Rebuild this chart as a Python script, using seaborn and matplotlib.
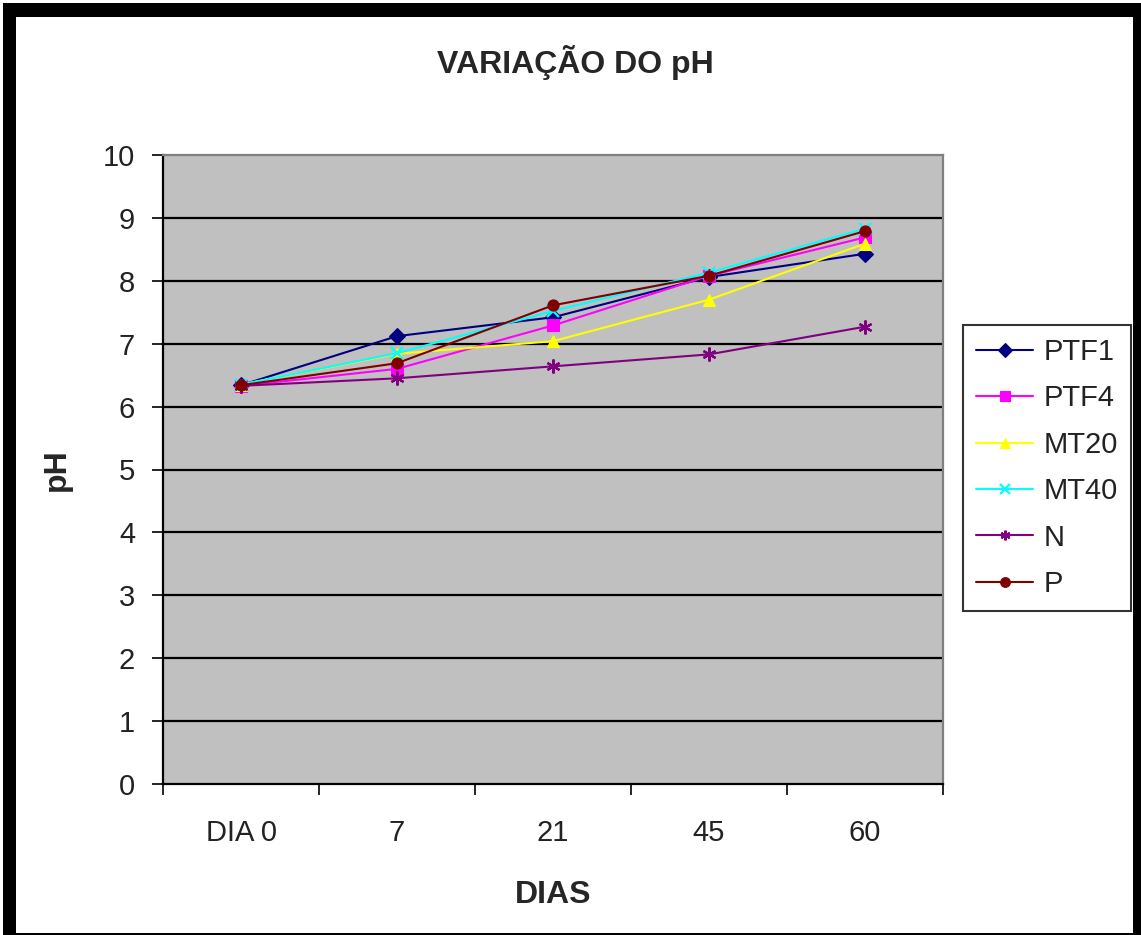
import matplotlib
matplotlib.use("Agg")
import matplotlib.pyplot as plt
from matplotlib.patches import Rectangle
from matplotlib.ticker import FixedLocator
import seaborn as sns
import pandas as pd

# ---- data ----
days = ["DIA 0", "7", "21", "45", "60"]
series_names = ["PTF1", "PTF4", "MT20", "MT40", "N", "P"]
ptf1 = [6.34, 7.12, 7.42, 8.06, 8.43]
ptf4 = [6.33, 6.60, 7.29, 8.08, 8.69]
mt20 = [6.35, 6.84, 7.04, 7.70, 8.59]
mt40 = [6.35, 6.85, 7.52, 8.13, 8.83]
n_vals = [6.33, 6.45, 6.64, 6.83, 7.27]
p_vals = [6.34, 6.69, 7.61, 8.08, 8.79]
y_ticks = [0, 1, 2, 3, 4, 5, 6, 7, 8, 9, 10]

values = [ptf1, ptf4, mt20, mt40, n_vals, p_vals]
df = pd.DataFrame({
    "DIAS": days * len(series_names),
    "pH": [v for vals in values for v in vals],
    "serie": [s for s in series_names for _ in days],
})

colors = {"PTF1": "#000080", "PTF4": "#FF00FF", "MT20": "#FFFF00",
          "MT40": "#00FFFF", "N": "#800080", "P": "#800000"}
markers = {"PTF1": "D", "PTF4": "s", "MT20": "^", "MT40": "x",
           "N": (6, 2, 0), "P": "o"}
msizes = {"PTF1": 8, "PTF4": 8, "MT20": 9, "MT40": 8, "N": 10, "P": 8}

sns.set_style("white")
plt.rcParams["font.family"] = ["Liberation Sans", "DejaVu Sans"]

fig = plt.figure(figsize=(11.41, 9.35), dpi=100)
fig.patch.set_facecolor("white")
# screenshot frame
fig.patches.append(Rectangle((3 / 1141, 0), 1 - 3 / 1141, 1 - 3 / 935,
                             transform=fig.transFigure, facecolor="black",
                             edgecolor="none", zorder=-10))
fig.patches.append(Rectangle((16 / 1141, 2 / 935), (1133 - 16) / 1141,
                             (933 - 17) / 935, transform=fig.transFigure,
                             facecolor="white", edgecolor="none", zorder=-9))

ax = fig.add_axes([163 / 1141, 1 - 784 / 935, 780 / 1141, 629 / 935])
ax.set_facecolor("#C0C0C0")

sns.lineplot(data=df, x="DIAS", y="pH", hue="serie",
             palette=colors, marker="o", sort=False,
             hue_order=series_names,
             linewidth=1.5, legend=False, ax=ax)

lines = ax.lines[:len(series_names)]
for ln, name in zip(lines, series_names):
    ln.set_marker(markers[name])
    ln.set_markersize(msizes[name])
    ln.set_markerfacecolor(colors[name])
    ln.set_markeredgecolor(colors[name])
    ln.set_markeredgewidth(1.6 if name in ("MT40", "N") else 0.8)

ax.set_ylim(y_ticks[0], y_ticks[-1])
ax.set_xlim(-0.5, len(days) - 0.5)
ax.set_yticks(y_ticks)
ax.yaxis.grid(True, color="black", linewidth=1.6)
ax.set_axisbelow(True)
gl = ax.yaxis.get_gridlines()
gl[0].set_visible(False)
gl[-1].set_visible(False)

ax.xaxis.set_minor_locator(FixedLocator([i - 0.5 for i in range(len(days) + 1)]))
ax.tick_params(axis="x", which="major", length=0, pad=25, labelsize=21,
               labelcolor="#222222")
ax.tick_params(axis="x", which="minor", length=8, width=1.2, color="black",
               direction="out", bottom=True)
ax.tick_params(axis="y", length=8, width=1.2, color="black", direction="out",
               pad=12, labelsize=21, labelcolor="#222222", left=True)

for side in ("left", "bottom"):
    ax.spines[side].set_color("black")
    ax.spines[side].set_linewidth(1.6)
for side in ("top", "right"):
    ax.spines[side].set_color("#808080")
    ax.spines[side].set_linewidth(1.6)

ax.set_xlabel("DIAS", fontsize=23, fontweight="bold")
ax.set_ylabel("pH", fontsize=23, fontweight="bold")
ax.xaxis.set_label_coords(0.5, -0.153)
ax.yaxis.set_label_coords(-0.117, 0.5)

fig.text(575 / 1141, 1 - 62 / 935, "VARIAÇÃO DO pH", fontsize=23,
         fontweight="bold", ha="center", va="center")

leg = ax.legend(lines, series_names, loc="upper left",
                bbox_to_anchor=(963 / 1141, 1 - 325 / 935),
                bbox_transform=fig.transFigure, frameon=True, fancybox=False,
                fontsize=21, handlelength=1.95, handletextpad=0.35,
                labelspacing=0.63, borderpad=0.45, borderaxespad=0)
leg.get_frame().set_edgecolor("black")
leg.get_frame().set_linewidth(1.5)
leg.get_frame().set_facecolor("white")
for t in leg.get_texts():
    t.set_color("#222222")
for h in leg.legend_handles:
    h.set_markersize(7)

fig.savefig("out.png", dpi=100)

──────────

• Stated problem: Copy each line of the listing that contains the string "matplotlib".

• Answer for the task:
Rebuild this chart as a Python script, using seaborn and matplotlib.
import matplotlib
matplotlib.use("Agg")
import matplotlib.pyplot as plt
from matplotlib.patches import Rectangle
from matplotlib.ticker import FixedLocator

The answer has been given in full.